Craniosynostosis means fused bones of the skull. Some children are born with it or later develop it. Different bones that fit together like a jigsaw puzzle make up the skull. The areas where the bones meet one another are called sutures. Bones expand and grow but when they don't, it's called craniosynostosis which leads to an abnormal shaped skull.

Hemangioma is a type of birthmark. Hemangiomas may be present at birth resembling a faint red mark or appear in the first months after birth. A hemangioma is also known as a port wine stain, strawberry hemangioma, and salmon patch.

Hemifacial Microsomia Syndrome is a condition in which the lower half of one side of the face does not grow normally and the child has a partially formed or missing ear and undeveloped mouth and jaw. Sometimes, both sides of the face can be affected and may involve the skull, as well as the face. Hemifacial microsomia is also known as Goldenhar syndrome, brachial arch syndrome, facio-auriculo-vertebral syndrome (FAV), oculo-auriculo-vertebral spectrum (OAV), or lateral facial dysplasia.

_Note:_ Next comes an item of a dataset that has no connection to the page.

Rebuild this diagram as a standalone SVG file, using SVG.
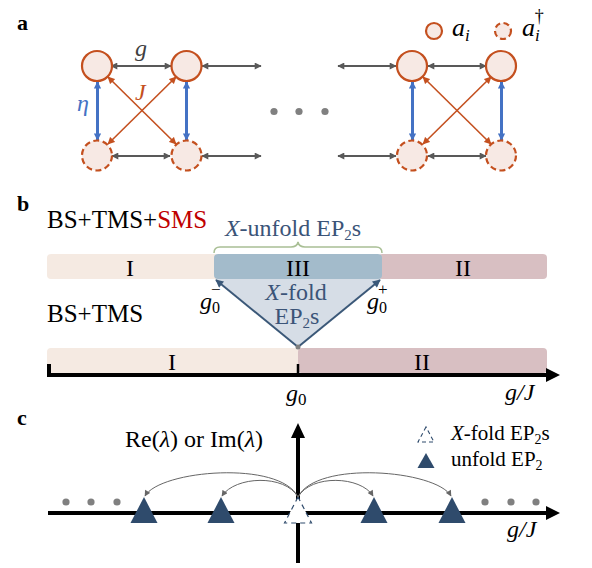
<svg xmlns="http://www.w3.org/2000/svg" width="592" height="568" viewBox="0 0 592 568">
<style>
text{font-family:"Liberation Serif","Times New Roman",serif;}
.lbl{font-size:22px;font-weight:bold;fill:#000;}
.nd{fill:#F7E9E4;stroke:#C4501F;stroke-width:2.2;}
.ndd{fill:#F7E9E4;stroke:#C4501F;stroke-width:2.2;stroke-dasharray:6 3.5;}
.gl{stroke:#595959;stroke-width:2;fill:none;marker-start:url(#ag);marker-end:url(#ag);}
.bl{stroke:#4472C4;stroke-width:3;fill:none;marker-start:url(#ab);marker-end:url(#ab);}
.ol{stroke:#C4501F;stroke-width:1.6;fill:none;marker-start:url(#ao);marker-end:url(#ao);}
.t24{font-size:24px;}
.dk{fill:#3B5478;}
.dot{fill:#808080;}
.tri{fill:#2F4B6C;}
.arc{stroke:#666;stroke-width:1;fill:none;marker-end:url(#aa);}
</style>
<defs>
<marker id="ag" viewBox="0 0 10 10" refX="9" refY="5" markerWidth="4" markerHeight="3.5" orient="auto-start-reverse"><path d="M0,0 L10,5 L0,10 z" fill="#595959"/></marker>
<marker id="ab" viewBox="0 0 10 10" refX="9" refY="5" markerWidth="2.6" markerHeight="2.4" orient="auto-start-reverse"><path d="M0,0 L10,5 L0,10 z" fill="#4472C4"/></marker>
<marker id="ao" viewBox="0 0 10 10" refX="9" refY="5" markerWidth="5" markerHeight="4.5" orient="auto-start-reverse"><path d="M0,0 L10,5 L0,10 z" fill="#C4501F"/></marker>
<marker id="ad" viewBox="0 0 10 10" refX="9" refY="5" markerWidth="4.5" markerHeight="4" orient="auto-start-reverse"><path d="M0,0 L10,5 L0,10 z" fill="#3B5878"/></marker>
<marker id="aa" viewBox="0 0 10 10" refX="9" refY="5" markerWidth="7" markerHeight="6" orient="auto" markerUnits="userSpaceOnUse"><path d="M0,0 L10,5 L0,10 z" fill="#666"/></marker>
</defs>

<!-- Panel a -->
<text class="lbl" x="17" y="30">a</text>
<g id="legend-a">
  <circle cx="434" cy="31" r="8" class="nd" stroke-width="1.8"/>
  <text x="452" y="36" font-size="26" font-style="italic">a<tspan font-size="17" dy="5">i</tspan></text>
  <circle cx="503" cy="31" r="8" class="ndd" stroke-width="1.8" stroke-dasharray="5 3"/>
  <text x="522" y="36" font-size="26" font-style="italic">a<tspan font-size="17" dy="5">i</tspan><tspan font-size="18" font-style="normal" dx="-5" dy="-19">†</tspan></text>
</g>
<g id="connectors-a">
  <line class="gl" x1="111" y1="66" x2="171" y2="66"/>
  <line class="gl" x1="202" y1="66" x2="261" y2="66"/>
  <line class="gl" x1="112" y1="156" x2="170" y2="156"/>
  <line class="gl" x1="202" y1="156" x2="261" y2="156"/>
  <line class="gl" x1="338" y1="66" x2="396" y2="66"/>
  <line class="gl" x1="428" y1="66" x2="486" y2="66"/>
  <line class="gl" x1="338" y1="156" x2="396" y2="156"/>
  <line class="gl" x1="428" y1="156" x2="486" y2="156"/>
  <line class="bl" x1="97.5" y1="82" x2="97.5" y2="140"/>
  <line class="bl" x1="186.5" y1="82" x2="186.5" y2="140"/>
  <line class="bl" x1="412.5" y1="82" x2="412.5" y2="140"/>
  <line class="bl" x1="501.5" y1="82" x2="501.5" y2="140"/>
  <line class="ol" x1="108" y1="77" x2="176" y2="144"/>
  <line class="ol" x1="108" y1="144" x2="176" y2="77"/>
  <line class="ol" x1="423" y1="77" x2="491" y2="144"/>
  <line class="ol" x1="423" y1="144" x2="491" y2="77"/>
</g>
<g id="node-a1-top"><circle cx="97" cy="66" r="15" class="nd"/></g>
<g id="node-a2-top"><circle cx="186.5" cy="66" r="15" class="nd"/></g>
<g id="node-a1-bot"><circle cx="97" cy="155.5" r="15" class="ndd"/></g>
<g id="node-a2-bot"><circle cx="186.5" cy="155.5" r="15" class="ndd"/></g>
<g id="node-aN1-top"><circle cx="412" cy="66" r="15" class="nd"/></g>
<g id="node-aN2-top"><circle cx="501" cy="66" r="15" class="nd"/></g>
<g id="node-aN1-bot"><circle cx="412" cy="155.5" r="15" class="ndd"/></g>
<g id="node-aN2-bot"><circle cx="501" cy="155.5" r="15" class="ndd"/></g>
<g id="labels-a">
  <text x="135" y="56" font-size="24" font-style="italic" fill="#404040">g</text>
  <text x="135" y="100" font-size="24" font-style="italic" fill="#C4501F">J</text>
  <text x="77" y="111" font-size="24" font-style="italic" fill="#4472C4">η</text>
  <circle cx="274" cy="111.5" r="3.6" class="dot"/>
  <circle cx="299" cy="111.5" r="3.6" class="dot"/>
  <circle cx="325" cy="111.5" r="3.6" class="dot"/>
</g>

<!-- Panel b -->
<text class="lbl" x="17" y="211">b</text>
<text x="47" y="228" font-size="25">BS+TMS+<tspan fill="#C00000">SMS</tspan></text>
<text x="293" y="236" class="t24 dk" text-anchor="middle"><tspan font-style="italic">X</tspan>-unfold EP<tspan font-size="15" dy="4">2</tspan><tspan dy="-4">s</tspan></text>
<path d="M214,253 Q214,247 220,247 L291,247 Q297,247 298,242 Q299,247 305,247 L376,247 Q382,247 382,253" stroke="#A9BF95" stroke-width="1.5" fill="none"/>
<g id="bar-top-I"><rect x="47" y="254" width="172" height="25" rx="4" fill="#F5EAE2"/><text x="130" y="276" class="t24" text-anchor="middle">I</text></g>
<g id="bar-top-II"><rect x="378" y="254" width="169" height="25" rx="4" fill="#D8BFC2"/><text x="463" y="276" class="t24" text-anchor="middle">II</text></g>
<g id="bar-top-III"><rect x="214" y="254" width="168" height="25" rx="4" fill="#A3BBCB"/><text x="298" y="276" class="t24" text-anchor="middle">III</text></g>
<g id="triangle-b">
  <polygon points="216,279 380,279 298,347" fill="#D6DDE6"/>
  <line x1="298" y1="347" x2="216" y2="280" stroke="#3B5878" stroke-width="2" marker-end="url(#ad)"/>
  <line x1="298" y1="347" x2="380" y2="280" stroke="#3B5878" stroke-width="2" marker-end="url(#ad)"/>
  <text x="296" y="300" class="t24 dk" text-anchor="middle"><tspan font-style="italic">X</tspan>-fold</text>
  <text x="297" y="324" class="t24 dk" text-anchor="middle">EP<tspan font-size="15" dy="4">2</tspan><tspan dy="-4">s</tspan></text>
</g>
<text x="47" y="322" font-size="25">BS+TMS</text>
<text x="200" y="309" class="t24" font-style="italic">g<tspan font-size="16" font-style="normal" dy="4">0</tspan><tspan font-size="17" font-style="normal" dx="-9" dy="-18">−</tspan></text>
<text x="367" y="309" class="t24" font-style="italic">g<tspan font-size="16" font-style="normal" dy="4">0</tspan><tspan font-size="17" font-style="normal" dx="-9" dy="-18">+</tspan></text>
<g id="bar-bot-I"><rect x="47" y="348" width="253" height="25" rx="4" fill="#F5EAE2"/><text x="172" y="370" class="t24" text-anchor="middle">I</text></g>
<g id="bar-bot-II"><rect x="298" y="348" width="249" height="25" rx="4" fill="#D8BFC2"/><text x="422" y="370" class="t24" text-anchor="middle">II</text></g>
<circle cx="298" cy="347" r="2.5" fill="#7F7F7F"/>
<g id="axis-b">
  <line x1="47" y1="375" x2="548" y2="375" stroke="#000" stroke-width="4"/>
  <line x1="49" y1="364" x2="49" y2="376" stroke="#000" stroke-width="4"/>
  <line x1="298" y1="364" x2="298" y2="376" stroke="#000" stroke-width="2.5"/>
  <polygon points="546,368 560,375 546,382" fill="#000"/>
</g>
<text x="286" y="401" class="t24" font-style="italic">g<tspan font-size="17" font-style="normal" dy="4">0</tspan></text>
<text x="505" y="400" class="t24" font-style="italic">g/J</text>

<!-- Panel c -->
<text class="lbl" x="17" y="425">c</text>
<text x="125" y="447" class="t24">Re(<tspan font-style="italic">λ</tspan>) or Im(<tspan font-style="italic">λ</tspan>)</text>
<g id="axes-c">
  <line x1="48" y1="513" x2="548" y2="513" stroke="#000" stroke-width="4"/>
  <polygon points="546,506 560,513 546,520" fill="#000"/>
  <line x1="298" y1="563" x2="298" y2="436" stroke="#000" stroke-width="4"/>
  <polygon points="291,438 298,423 305,438" fill="#000"/>
</g>
<g id="dots-c">
  <circle cx="66" cy="502" r="3.6" class="dot"/><circle cx="91" cy="502" r="3.6" class="dot"/><circle cx="117" cy="502" r="3.6" class="dot"/>
  <circle cx="485" cy="502" r="3.6" class="dot"/><circle cx="511" cy="502" r="3.6" class="dot"/><circle cx="536" cy="502" r="3.6" class="dot"/>
</g>
<g id="ep-tri-1"><polygon class="tri" points="144,497 130.5,523 157.5,523"/></g>
<g id="ep-tri-2"><polygon class="tri" points="221,497 207.5,523 234.5,523"/></g>
<g id="ep-tri-3"><polygon class="tri" points="374,497 360.5,523 387.5,523"/></g>
<g id="ep-tri-4"><polygon class="tri" points="452,497 438.5,523 465.5,523"/></g>
<g id="ep-tri-center"><polygon points="298,497 284.5,523 311.5,523" fill="#fff" stroke="#2F4B6C" stroke-width="1.2" stroke-dasharray="5 4"/></g>
<g id="connectors-c">
  <path class="arc" d="M298,497 C280,460 160,470 145,496"/>
  <path class="arc" d="M298,497 C285,474 235,476 222,496"/>
  <path class="arc" d="M298,497 C311,474 361,476 373,496"/>
  <path class="arc" d="M298,497 C316,460 436,470 451,496"/>
</g>
<g id="legend-c">
  <polygon points="426,427 418,442 434,442" fill="#fff" stroke="#2F4B6C" stroke-width="1.1" stroke-dasharray="4 3"/>
  <text x="451" y="440" font-size="21"><tspan font-style="italic">X</tspan>-fold EP<tspan font-size="14" dy="4">2</tspan><tspan dy="-4">s</tspan></text>
  <polygon class="tri" points="426,453 417.5,468 434.5,468"/>
  <text x="451" y="466" font-size="21">unfold EP<tspan font-size="14" dy="4">2</tspan></text>
</g>
<text x="507" y="537" class="t24" font-style="italic">g/J</text>
</svg>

What causes of craniofacial defects?

During the first six to eight weeks of pregnancy, the shape of the embryo's head is formed. Five primitive tissue lobes grow, and if these tissues fail to develop or meet and fuse correctly, craniofacial deformities occur. Development of the face and skull is susceptible to anti-epileptic drugs such as Depakote as well as environmental and genetic factors.

How are craniofacial defects treated?

Surgical treatment is advisable before one year of age as the bones are still soft and easier to work with. Surgery may be performed in stages to obtain optimum results. Craniofacial Defects do not exist in isolation and may be accompanied by other congenital abnormalities.